**Stated exercise:** Exactly as written, write out the lines below from the first to the one containing "(qfour) at (20.10,7.26)", inclusive. Pictures do not belong in the copy.

**Data extract:**
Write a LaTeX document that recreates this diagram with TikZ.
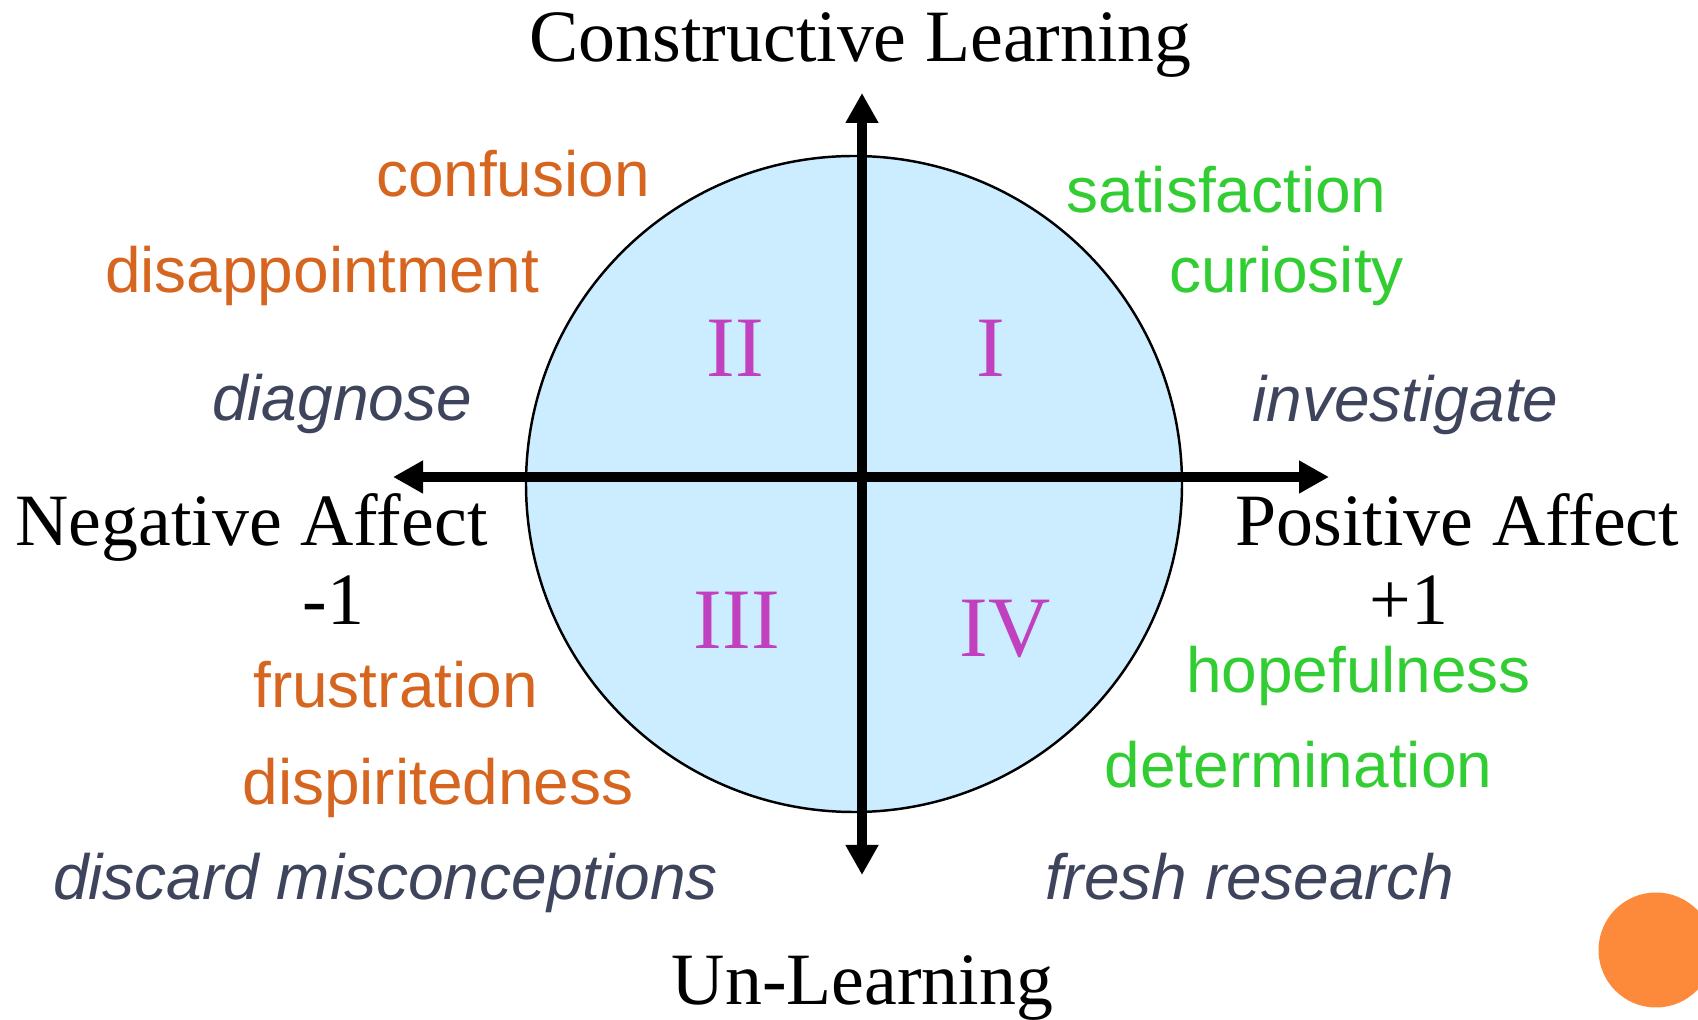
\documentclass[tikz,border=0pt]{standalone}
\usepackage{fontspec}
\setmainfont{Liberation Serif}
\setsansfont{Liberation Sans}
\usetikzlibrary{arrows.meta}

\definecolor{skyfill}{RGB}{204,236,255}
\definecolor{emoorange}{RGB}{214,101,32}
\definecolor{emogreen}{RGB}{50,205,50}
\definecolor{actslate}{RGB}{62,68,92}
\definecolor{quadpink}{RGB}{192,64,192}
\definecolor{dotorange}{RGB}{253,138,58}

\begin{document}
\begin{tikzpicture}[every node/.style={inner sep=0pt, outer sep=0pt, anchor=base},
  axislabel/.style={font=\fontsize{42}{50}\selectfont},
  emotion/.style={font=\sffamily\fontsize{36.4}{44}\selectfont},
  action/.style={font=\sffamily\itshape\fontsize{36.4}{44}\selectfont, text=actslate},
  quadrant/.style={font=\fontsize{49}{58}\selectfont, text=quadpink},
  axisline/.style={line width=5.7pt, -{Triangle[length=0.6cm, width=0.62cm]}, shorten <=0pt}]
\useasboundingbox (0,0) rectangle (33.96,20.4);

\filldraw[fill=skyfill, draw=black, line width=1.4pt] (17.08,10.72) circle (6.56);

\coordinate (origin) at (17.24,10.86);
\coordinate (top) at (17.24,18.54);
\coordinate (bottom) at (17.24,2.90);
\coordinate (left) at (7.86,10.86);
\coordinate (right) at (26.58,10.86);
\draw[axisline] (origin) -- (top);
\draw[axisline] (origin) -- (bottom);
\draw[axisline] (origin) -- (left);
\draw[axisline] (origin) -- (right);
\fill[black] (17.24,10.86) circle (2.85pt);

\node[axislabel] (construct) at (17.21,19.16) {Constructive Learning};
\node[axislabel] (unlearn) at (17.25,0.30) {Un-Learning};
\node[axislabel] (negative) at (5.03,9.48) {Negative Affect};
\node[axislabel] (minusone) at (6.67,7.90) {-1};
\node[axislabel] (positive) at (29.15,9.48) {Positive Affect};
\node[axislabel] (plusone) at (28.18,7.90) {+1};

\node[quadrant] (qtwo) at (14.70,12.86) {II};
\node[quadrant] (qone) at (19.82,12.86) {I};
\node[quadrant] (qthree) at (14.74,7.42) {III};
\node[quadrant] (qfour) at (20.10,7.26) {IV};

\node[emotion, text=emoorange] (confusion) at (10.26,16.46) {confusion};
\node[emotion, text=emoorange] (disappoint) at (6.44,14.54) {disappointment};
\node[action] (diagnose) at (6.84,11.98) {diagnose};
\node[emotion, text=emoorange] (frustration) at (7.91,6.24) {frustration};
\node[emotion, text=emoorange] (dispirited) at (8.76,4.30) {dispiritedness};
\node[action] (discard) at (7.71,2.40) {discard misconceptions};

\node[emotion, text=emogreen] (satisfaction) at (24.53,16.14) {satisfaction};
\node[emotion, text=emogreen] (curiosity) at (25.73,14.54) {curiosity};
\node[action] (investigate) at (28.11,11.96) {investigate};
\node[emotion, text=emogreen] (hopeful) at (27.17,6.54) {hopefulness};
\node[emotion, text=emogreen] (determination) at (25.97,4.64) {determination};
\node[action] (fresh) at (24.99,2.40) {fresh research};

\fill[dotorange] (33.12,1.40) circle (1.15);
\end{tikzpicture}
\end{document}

**Worked solution:**
Write a LaTeX document that recreates this diagram with TikZ.
\documentclass[tikz,border=0pt]{standalone}
\usepackage{fontspec}
\setmainfont{Liberation Serif}
\setsansfont{Liberation Sans}
\usetikzlibrary{arrows.meta}

\definecolor{skyfill}{RGB}{204,236,255}
\definecolor{emoorange}{RGB}{214,101,32}
\definecolor{emogreen}{RGB}{50,205,50}
\definecolor{actslate}{RGB}{62,68,92}
\definecolor{quadpink}{RGB}{192,64,192}
\definecolor{dotorange}{RGB}{253,138,58}

\begin{document}
\begin{tikzpicture}[every node/.style={inner sep=0pt, outer sep=0pt, anchor=base},
  axislabel/.style={font=\fontsize{42}{50}\selectfont},
  emotion/.style={font=\sffamily\fontsize{36.4}{44}\selectfont},
  action/.style={font=\sffamily\itshape\fontsize{36.4}{44}\selectfont, text=actslate},
  quadrant/.style={font=\fontsize{49}{58}\selectfont, text=quadpink},
  axisline/.style={line width=5.7pt, -{Triangle[length=0.6cm, width=0.62cm]}, shorten <=0pt}]
\useasboundingbox (0,0) rectangle (33.96,20.4);

\filldraw[fill=skyfill, draw=black, line width=1.4pt] (17.08,10.72) circle (6.56);

\coordinate (origin) at (17.24,10.86);
\coordinate (top) at (17.24,18.54);
\coordinate (bottom) at (17.24,2.90);
\coordinate (left) at (7.86,10.86);
\coordinate (right) at (26.58,10.86);
\draw[axisline] (origin) -- (top);
\draw[axisline] (origin) -- (bottom);
\draw[axisline] (origin) -- (left);
\draw[axisline] (origin) -- (right);
\fill[black] (17.24,10.86) circle (2.85pt);

\node[axislabel] (construct) at (17.21,19.16) {Constructive Learning};
\node[axislabel] (unlearn) at (17.25,0.30) {Un-Learning};
\node[axislabel] (negative) at (5.03,9.48) {Negative Affect};
\node[axislabel] (minusone) at (6.67,7.90) {-1};
\node[axislabel] (positive) at (29.15,9.48) {Positive Affect};
\node[axislabel] (plusone) at (28.18,7.90) {+1};

\node[quadrant] (qtwo) at (14.70,12.86) {II};
\node[quadrant] (qone) at (19.82,12.86) {I};
\node[quadrant] (qthree) at (14.74,7.42) {III};
\node[quadrant] (qfour) at (20.10,7.26) {IV};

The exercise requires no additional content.